__What you are asked to do__
Your task is to reproduce, verbatim and without pictures, the lines from the opening of the listing through the line containing "ax = fig.add_axes([90".

>> Begin Data listing

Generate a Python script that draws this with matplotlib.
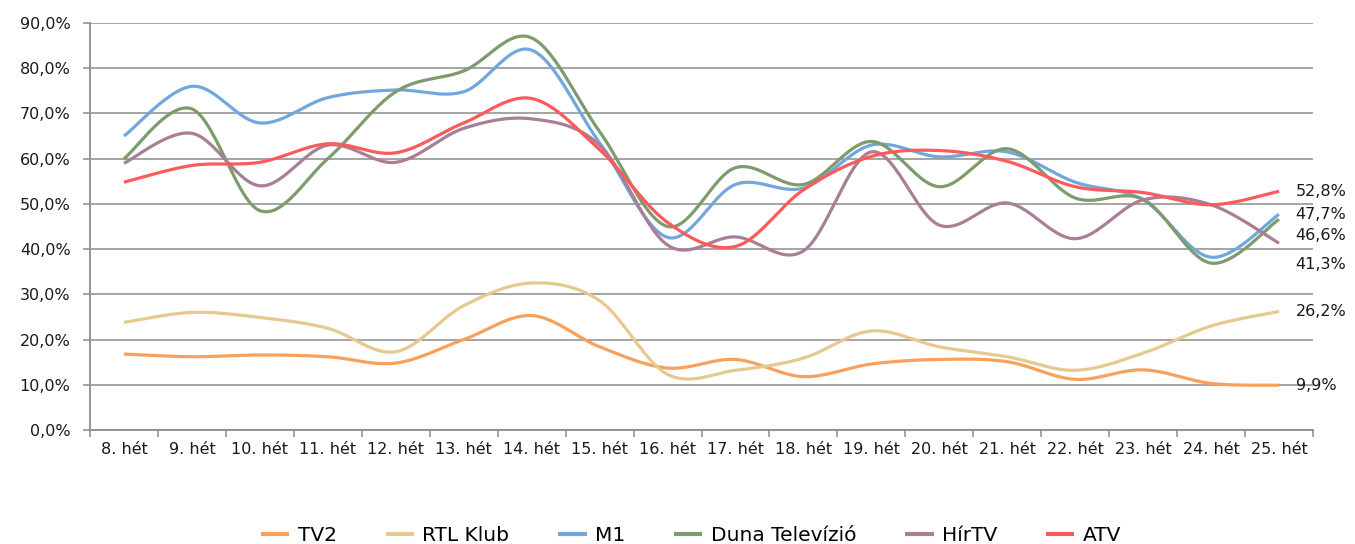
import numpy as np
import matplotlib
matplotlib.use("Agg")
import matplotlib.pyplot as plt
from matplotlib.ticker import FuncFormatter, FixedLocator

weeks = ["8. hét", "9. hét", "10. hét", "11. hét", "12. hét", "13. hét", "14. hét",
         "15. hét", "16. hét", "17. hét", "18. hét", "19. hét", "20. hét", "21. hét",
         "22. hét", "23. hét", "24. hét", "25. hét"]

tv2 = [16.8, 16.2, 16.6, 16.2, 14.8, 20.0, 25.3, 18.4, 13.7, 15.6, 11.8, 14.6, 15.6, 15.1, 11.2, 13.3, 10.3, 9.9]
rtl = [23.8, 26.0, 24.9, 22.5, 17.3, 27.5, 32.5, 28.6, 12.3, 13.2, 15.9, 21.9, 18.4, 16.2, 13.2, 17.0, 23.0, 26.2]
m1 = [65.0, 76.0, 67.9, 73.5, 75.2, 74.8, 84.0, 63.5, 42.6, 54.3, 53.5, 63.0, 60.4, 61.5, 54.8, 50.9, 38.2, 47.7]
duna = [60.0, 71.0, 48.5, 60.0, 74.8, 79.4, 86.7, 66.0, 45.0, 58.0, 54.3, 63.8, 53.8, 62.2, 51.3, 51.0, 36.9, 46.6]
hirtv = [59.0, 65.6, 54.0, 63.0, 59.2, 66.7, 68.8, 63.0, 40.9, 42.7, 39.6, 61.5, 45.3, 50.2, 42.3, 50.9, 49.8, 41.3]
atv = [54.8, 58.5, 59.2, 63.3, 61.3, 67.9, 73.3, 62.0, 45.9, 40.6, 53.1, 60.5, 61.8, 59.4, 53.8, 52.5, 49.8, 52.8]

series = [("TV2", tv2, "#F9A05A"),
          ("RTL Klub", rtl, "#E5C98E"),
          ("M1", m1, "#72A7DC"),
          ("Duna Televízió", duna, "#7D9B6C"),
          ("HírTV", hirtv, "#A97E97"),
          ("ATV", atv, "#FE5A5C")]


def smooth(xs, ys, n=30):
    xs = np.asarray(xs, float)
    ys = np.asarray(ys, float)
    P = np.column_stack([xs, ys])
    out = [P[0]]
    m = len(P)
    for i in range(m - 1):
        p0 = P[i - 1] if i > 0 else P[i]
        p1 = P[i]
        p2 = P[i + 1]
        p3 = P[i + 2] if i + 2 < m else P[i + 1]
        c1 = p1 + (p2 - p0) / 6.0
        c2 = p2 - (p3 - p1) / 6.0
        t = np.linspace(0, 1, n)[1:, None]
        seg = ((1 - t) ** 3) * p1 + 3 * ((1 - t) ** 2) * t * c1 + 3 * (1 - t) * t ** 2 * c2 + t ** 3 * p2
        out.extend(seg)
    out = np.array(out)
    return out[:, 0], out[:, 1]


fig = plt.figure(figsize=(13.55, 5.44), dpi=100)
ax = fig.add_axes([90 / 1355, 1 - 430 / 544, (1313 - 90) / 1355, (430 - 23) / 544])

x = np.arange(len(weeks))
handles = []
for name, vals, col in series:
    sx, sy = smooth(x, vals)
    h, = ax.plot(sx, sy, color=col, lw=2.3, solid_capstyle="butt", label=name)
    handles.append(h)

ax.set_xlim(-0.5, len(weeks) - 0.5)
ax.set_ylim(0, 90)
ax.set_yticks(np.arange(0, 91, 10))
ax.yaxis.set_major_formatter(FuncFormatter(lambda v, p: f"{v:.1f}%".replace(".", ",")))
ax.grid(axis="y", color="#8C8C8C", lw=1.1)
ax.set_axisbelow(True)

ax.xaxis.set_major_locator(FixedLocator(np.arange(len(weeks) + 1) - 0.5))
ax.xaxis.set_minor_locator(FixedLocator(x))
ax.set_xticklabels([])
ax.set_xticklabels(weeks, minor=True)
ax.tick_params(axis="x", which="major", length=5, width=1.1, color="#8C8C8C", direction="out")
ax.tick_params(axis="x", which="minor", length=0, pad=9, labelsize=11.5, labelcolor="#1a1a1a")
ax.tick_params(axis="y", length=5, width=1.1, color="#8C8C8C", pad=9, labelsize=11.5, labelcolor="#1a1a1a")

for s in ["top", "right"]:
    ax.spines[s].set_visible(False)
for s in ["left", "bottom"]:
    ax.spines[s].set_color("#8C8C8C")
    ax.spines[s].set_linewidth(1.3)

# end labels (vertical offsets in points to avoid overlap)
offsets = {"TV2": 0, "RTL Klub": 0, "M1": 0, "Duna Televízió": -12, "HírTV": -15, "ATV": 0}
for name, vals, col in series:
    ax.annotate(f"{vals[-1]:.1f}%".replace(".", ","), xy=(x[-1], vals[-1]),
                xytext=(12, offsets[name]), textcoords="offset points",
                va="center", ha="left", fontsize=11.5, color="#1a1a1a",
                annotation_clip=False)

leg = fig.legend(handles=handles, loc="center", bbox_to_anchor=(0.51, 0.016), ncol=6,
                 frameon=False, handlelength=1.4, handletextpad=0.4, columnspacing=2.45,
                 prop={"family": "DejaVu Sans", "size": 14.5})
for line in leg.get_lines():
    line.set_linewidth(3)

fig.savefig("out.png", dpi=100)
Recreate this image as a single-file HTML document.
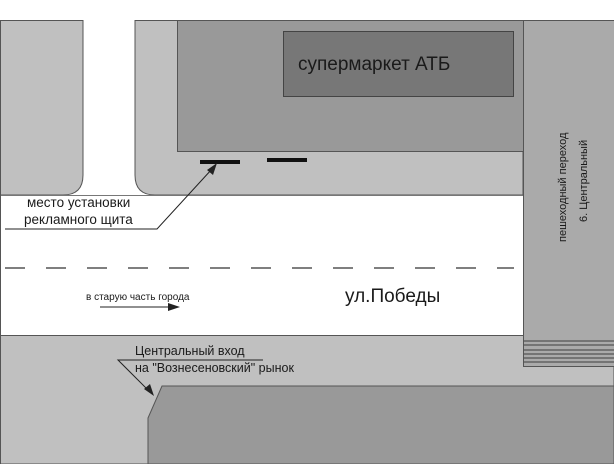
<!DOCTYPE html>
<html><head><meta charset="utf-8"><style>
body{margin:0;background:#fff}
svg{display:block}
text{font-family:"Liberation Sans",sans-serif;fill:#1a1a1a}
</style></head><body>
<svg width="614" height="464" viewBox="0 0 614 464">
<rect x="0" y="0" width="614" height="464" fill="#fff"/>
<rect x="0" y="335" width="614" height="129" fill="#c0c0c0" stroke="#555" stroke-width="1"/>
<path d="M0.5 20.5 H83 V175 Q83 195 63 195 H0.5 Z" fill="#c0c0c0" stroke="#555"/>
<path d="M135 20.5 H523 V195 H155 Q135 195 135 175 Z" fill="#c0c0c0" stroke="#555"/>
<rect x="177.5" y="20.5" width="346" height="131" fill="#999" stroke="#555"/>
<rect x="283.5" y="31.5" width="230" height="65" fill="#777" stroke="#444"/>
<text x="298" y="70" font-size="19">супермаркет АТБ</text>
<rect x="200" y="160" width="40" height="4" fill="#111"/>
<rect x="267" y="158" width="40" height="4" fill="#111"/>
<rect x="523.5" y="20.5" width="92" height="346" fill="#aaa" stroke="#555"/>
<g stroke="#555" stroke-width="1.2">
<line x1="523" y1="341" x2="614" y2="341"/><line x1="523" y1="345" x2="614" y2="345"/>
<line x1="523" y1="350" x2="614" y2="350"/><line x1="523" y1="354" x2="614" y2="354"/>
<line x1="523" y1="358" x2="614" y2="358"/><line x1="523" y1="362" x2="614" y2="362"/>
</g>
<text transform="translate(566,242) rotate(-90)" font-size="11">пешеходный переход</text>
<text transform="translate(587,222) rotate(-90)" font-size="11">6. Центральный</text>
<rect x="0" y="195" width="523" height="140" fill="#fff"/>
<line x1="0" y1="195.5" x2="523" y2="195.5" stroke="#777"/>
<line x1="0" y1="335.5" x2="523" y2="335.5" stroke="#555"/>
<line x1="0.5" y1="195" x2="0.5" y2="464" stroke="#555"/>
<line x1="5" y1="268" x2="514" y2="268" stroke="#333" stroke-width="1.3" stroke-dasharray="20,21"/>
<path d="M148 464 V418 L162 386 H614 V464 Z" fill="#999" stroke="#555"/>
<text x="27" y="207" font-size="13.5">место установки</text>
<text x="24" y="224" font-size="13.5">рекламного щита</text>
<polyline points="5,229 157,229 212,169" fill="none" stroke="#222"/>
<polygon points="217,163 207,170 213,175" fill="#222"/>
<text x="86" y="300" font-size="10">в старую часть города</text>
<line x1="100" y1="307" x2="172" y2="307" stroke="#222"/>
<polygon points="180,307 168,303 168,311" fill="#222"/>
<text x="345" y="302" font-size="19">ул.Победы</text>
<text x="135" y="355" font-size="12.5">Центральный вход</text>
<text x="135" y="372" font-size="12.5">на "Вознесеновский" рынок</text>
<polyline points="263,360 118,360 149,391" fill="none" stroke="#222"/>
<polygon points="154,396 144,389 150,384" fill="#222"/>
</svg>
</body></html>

>> End Data listing

__Result below__
Generate a Python script that draws this with matplotlib.
import numpy as np
import matplotlib
matplotlib.use("Agg")
import matplotlib.pyplot as plt
from matplotlib.ticker import FuncFormatter, FixedLocator

weeks = ["8. hét", "9. hét", "10. hét", "11. hét", "12. hét", "13. hét", "14. hét",
         "15. hét", "16. hét", "17. hét", "18. hét", "19. hét", "20. hét", "21. hét",
         "22. hét", "23. hét", "24. hét", "25. hét"]

tv2 = [16.8, 16.2, 16.6, 16.2, 14.8, 20.0, 25.3, 18.4, 13.7, 15.6, 11.8, 14.6, 15.6, 15.1, 11.2, 13.3, 10.3, 9.9]
rtl = [23.8, 26.0, 24.9, 22.5, 17.3, 27.5, 32.5, 28.6, 12.3, 13.2, 15.9, 21.9, 18.4, 16.2, 13.2, 17.0, 23.0, 26.2]
m1 = [65.0, 76.0, 67.9, 73.5, 75.2, 74.8, 84.0, 63.5, 42.6, 54.3, 53.5, 63.0, 60.4, 61.5, 54.8, 50.9, 38.2, 47.7]
duna = [60.0, 71.0, 48.5, 60.0, 74.8, 79.4, 86.7, 66.0, 45.0, 58.0, 54.3, 63.8, 53.8, 62.2, 51.3, 51.0, 36.9, 46.6]
hirtv = [59.0, 65.6, 54.0, 63.0, 59.2, 66.7, 68.8, 63.0, 40.9, 42.7, 39.6, 61.5, 45.3, 50.2, 42.3, 50.9, 49.8, 41.3]
atv = [54.8, 58.5, 59.2, 63.3, 61.3, 67.9, 73.3, 62.0, 45.9, 40.6, 53.1, 60.5, 61.8, 59.4, 53.8, 52.5, 49.8, 52.8]

series = [("TV2", tv2, "#F9A05A"),
          ("RTL Klub", rtl, "#E5C98E"),
          ("M1", m1, "#72A7DC"),
          ("Duna Televízió", duna, "#7D9B6C"),
          ("HírTV", hirtv, "#A97E97"),
          ("ATV", atv, "#FE5A5C")]


def smooth(xs, ys, n=30):
    xs = np.asarray(xs, float)
    ys = np.asarray(ys, float)
    P = np.column_stack([xs, ys])
    out = [P[0]]
    m = len(P)
    for i in range(m - 1):
        p0 = P[i - 1] if i > 0 else P[i]
        p1 = P[i]
        p2 = P[i + 1]
        p3 = P[i + 2] if i + 2 < m else P[i + 1]
        c1 = p1 + (p2 - p0) / 6.0
        c2 = p2 - (p3 - p1) / 6.0
        t = np.linspace(0, 1, n)[1:, None]
        seg = ((1 - t) ** 3) * p1 + 3 * ((1 - t) ** 2) * t * c1 + 3 * (1 - t) * t ** 2 * c2 + t ** 3 * p2
        out.extend(seg)
    out = np.array(out)
    return out[:, 0], out[:, 1]


fig = plt.figure(figsize=(13.55, 5.44), dpi=100)
ax = fig.add_axes([90 / 1355, 1 - 430 / 544, (1313 - 90) / 1355, (430 - 23) / 544])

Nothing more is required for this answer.